Given records ▸
○ ○ ○ ○
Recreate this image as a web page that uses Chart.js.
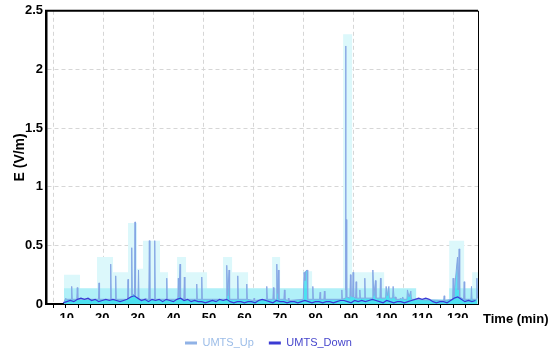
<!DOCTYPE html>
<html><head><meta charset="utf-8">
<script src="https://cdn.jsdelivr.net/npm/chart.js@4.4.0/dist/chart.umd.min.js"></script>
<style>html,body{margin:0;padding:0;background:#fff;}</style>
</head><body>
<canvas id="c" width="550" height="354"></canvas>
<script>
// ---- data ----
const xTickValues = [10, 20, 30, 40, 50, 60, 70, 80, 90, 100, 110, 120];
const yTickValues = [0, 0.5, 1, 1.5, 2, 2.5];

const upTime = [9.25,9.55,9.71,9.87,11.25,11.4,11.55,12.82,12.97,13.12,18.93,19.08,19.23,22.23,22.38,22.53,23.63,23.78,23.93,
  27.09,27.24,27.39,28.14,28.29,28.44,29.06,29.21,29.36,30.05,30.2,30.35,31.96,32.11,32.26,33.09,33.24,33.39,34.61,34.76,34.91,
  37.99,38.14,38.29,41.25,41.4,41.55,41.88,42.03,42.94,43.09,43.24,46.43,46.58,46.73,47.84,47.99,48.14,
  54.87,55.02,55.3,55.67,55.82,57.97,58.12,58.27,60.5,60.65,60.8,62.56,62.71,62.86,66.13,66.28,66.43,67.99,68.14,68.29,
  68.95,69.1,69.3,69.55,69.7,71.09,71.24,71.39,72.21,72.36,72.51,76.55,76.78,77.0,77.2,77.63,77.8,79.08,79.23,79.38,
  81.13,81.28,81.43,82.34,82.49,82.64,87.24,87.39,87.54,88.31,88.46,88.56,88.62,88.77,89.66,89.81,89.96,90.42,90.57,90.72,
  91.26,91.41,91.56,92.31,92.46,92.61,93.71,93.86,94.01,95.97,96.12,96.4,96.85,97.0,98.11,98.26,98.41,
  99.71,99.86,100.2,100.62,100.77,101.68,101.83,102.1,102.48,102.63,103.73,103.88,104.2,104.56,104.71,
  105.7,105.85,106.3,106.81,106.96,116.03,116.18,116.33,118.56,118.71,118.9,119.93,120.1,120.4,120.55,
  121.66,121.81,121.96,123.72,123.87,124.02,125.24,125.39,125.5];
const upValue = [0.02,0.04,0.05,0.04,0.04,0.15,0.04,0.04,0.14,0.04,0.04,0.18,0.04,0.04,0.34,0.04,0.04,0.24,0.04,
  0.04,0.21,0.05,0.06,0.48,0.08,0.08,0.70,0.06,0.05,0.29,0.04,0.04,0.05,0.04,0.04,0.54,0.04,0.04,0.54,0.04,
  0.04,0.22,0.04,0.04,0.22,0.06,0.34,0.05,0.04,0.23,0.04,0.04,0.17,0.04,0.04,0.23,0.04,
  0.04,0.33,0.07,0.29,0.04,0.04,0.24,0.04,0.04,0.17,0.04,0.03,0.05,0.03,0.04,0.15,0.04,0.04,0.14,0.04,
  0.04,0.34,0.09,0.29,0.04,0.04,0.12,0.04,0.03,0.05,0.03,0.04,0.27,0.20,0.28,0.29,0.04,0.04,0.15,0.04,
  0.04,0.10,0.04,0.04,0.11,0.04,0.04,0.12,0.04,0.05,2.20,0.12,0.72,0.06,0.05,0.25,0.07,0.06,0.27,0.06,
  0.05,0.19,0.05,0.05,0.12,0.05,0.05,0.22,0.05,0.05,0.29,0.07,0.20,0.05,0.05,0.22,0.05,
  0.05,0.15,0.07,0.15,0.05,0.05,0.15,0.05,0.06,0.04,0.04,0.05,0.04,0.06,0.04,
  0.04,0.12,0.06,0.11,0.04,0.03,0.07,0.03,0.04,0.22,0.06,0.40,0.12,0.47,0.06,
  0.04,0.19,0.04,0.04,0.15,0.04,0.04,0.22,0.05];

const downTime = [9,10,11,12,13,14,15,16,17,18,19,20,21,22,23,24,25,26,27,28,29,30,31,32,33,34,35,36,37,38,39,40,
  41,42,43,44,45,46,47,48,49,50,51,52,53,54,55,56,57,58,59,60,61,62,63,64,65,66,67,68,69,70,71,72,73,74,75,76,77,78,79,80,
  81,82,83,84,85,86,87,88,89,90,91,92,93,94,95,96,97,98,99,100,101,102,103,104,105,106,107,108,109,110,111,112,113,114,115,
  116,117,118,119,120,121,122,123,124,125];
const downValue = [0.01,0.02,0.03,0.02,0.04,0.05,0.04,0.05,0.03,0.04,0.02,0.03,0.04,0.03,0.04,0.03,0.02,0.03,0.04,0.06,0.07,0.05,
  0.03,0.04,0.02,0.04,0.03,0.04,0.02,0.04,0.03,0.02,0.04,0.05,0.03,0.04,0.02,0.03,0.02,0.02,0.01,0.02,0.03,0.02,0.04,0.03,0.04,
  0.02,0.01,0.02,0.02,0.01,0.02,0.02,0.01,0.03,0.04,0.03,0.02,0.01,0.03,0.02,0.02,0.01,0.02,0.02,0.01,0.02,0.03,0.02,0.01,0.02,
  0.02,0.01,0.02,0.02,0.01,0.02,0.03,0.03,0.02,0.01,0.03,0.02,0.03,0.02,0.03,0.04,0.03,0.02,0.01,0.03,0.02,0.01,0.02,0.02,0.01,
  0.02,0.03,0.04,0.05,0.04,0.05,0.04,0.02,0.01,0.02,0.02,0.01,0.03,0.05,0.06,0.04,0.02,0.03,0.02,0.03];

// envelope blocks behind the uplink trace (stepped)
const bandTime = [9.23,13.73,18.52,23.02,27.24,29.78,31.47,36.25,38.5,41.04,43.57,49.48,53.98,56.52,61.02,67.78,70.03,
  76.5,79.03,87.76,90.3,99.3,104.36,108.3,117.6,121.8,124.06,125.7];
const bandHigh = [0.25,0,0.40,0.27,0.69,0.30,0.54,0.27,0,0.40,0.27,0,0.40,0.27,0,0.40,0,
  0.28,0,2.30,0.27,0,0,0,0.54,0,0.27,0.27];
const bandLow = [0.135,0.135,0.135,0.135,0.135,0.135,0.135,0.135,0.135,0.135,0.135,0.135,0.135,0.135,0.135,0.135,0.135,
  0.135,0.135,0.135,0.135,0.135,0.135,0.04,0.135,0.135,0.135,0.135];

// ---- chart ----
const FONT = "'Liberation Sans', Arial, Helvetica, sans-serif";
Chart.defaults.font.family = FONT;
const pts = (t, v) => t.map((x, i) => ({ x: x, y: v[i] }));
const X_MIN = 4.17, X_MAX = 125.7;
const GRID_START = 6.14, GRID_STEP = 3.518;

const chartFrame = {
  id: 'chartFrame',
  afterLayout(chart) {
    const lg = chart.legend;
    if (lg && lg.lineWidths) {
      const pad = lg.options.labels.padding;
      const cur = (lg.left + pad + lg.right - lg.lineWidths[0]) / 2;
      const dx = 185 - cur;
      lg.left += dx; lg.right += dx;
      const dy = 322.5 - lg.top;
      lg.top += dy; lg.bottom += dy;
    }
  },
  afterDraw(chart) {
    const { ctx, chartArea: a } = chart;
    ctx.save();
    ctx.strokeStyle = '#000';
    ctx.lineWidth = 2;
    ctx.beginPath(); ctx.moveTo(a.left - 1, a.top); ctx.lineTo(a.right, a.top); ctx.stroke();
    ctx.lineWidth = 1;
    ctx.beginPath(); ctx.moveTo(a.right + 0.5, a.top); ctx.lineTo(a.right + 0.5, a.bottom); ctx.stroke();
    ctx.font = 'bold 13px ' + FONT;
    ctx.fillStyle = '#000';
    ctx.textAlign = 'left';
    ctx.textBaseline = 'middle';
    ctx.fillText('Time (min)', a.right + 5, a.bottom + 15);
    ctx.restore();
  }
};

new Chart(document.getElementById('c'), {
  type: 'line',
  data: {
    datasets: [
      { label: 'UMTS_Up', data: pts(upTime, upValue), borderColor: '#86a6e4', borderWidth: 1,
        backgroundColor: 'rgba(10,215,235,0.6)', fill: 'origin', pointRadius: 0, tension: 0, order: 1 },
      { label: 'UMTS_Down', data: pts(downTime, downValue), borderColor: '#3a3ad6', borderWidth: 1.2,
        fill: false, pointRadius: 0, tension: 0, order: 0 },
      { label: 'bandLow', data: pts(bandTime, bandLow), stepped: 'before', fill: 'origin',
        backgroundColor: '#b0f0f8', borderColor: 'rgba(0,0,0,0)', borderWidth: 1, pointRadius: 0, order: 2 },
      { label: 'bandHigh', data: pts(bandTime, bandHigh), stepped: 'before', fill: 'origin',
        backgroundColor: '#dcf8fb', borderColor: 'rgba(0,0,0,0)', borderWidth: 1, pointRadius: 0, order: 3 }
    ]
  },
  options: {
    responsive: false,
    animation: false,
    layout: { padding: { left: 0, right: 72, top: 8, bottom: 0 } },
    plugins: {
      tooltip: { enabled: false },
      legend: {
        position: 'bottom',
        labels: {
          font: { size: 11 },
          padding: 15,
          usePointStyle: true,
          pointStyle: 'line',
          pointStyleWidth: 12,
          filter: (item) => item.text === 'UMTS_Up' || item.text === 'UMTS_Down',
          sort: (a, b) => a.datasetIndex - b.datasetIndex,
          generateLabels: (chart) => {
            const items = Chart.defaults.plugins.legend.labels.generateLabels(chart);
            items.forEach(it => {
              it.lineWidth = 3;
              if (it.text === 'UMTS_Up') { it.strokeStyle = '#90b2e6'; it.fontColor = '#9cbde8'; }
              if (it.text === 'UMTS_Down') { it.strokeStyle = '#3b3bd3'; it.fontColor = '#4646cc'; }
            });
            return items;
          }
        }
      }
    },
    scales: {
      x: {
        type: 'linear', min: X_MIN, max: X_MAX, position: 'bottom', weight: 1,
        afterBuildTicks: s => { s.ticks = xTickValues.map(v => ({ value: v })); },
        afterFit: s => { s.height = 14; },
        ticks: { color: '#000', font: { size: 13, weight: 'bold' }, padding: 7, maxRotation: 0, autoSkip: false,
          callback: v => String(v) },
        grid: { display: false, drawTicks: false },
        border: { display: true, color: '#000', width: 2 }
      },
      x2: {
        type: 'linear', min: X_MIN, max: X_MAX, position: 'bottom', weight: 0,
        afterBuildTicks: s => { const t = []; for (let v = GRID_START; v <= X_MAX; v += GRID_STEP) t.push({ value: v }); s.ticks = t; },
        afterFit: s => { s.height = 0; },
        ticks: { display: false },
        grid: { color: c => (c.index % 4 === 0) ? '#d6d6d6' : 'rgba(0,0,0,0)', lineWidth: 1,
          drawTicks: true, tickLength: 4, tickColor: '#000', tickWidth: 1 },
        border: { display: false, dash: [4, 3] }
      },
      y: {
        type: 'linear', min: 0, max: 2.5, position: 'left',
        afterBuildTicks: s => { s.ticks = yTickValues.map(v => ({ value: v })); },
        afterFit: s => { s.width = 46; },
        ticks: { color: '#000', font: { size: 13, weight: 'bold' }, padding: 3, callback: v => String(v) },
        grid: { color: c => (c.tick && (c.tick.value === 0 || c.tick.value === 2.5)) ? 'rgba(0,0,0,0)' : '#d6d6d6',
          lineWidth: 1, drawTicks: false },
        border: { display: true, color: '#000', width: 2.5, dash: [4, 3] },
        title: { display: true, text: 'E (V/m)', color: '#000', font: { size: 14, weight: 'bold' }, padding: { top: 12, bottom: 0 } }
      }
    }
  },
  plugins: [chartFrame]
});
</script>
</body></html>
○ ○ ○ ○
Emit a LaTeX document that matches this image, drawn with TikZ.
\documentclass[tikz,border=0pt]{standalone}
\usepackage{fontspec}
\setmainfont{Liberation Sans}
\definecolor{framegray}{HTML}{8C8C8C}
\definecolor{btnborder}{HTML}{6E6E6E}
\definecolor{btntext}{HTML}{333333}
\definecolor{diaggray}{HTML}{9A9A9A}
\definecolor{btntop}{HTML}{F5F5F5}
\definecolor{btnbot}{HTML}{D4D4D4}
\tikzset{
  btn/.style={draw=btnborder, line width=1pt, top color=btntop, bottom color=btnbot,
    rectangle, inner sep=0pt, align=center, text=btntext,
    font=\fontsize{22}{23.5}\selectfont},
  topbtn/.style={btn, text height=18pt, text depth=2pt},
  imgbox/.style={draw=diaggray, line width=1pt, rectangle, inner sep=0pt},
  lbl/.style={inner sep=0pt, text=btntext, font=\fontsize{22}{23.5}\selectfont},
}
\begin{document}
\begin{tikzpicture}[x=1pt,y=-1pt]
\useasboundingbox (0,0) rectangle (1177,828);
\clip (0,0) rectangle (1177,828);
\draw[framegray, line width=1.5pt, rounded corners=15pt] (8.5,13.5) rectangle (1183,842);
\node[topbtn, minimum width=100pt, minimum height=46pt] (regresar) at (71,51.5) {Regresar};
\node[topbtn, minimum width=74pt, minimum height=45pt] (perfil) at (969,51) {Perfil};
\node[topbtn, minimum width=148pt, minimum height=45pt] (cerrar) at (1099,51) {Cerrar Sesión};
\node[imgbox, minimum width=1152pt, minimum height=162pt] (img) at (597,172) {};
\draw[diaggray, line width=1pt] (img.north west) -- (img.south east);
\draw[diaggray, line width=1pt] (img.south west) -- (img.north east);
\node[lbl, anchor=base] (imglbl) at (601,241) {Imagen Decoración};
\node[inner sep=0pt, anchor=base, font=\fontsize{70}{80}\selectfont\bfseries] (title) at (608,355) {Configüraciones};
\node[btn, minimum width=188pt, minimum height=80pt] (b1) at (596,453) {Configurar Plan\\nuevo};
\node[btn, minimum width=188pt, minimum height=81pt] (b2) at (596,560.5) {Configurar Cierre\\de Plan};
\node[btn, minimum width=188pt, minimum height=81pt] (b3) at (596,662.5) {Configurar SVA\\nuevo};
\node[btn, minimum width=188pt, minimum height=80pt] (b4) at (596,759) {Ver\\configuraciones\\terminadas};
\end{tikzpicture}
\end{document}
○ ○ ○ ○
Transcribe only the lines above that start at the line containing "Recreate this image" and end at the line containing "const yTickValues = [0, 0.5, 1, 1.5, 2, 2.5];". Omit pictures.

Answer to the problem ▸
Recreate this image as a web page that uses Chart.js.
<!DOCTYPE html>
<html><head><meta charset="utf-8">
<script src="https://cdn.jsdelivr.net/npm/chart.js@4.4.0/dist/chart.umd.min.js"></script>
<style>html,body{margin:0;padding:0;background:#fff;}</style>
</head><body>
<canvas id="c" width="550" height="354"></canvas>
<script>
// ---- data ----
const xTickValues = [10, 20, 30, 40, 50, 60, 70, 80, 90, 100, 110, 120];
const yTickValues = [0, 0.5, 1, 1.5, 2, 2.5];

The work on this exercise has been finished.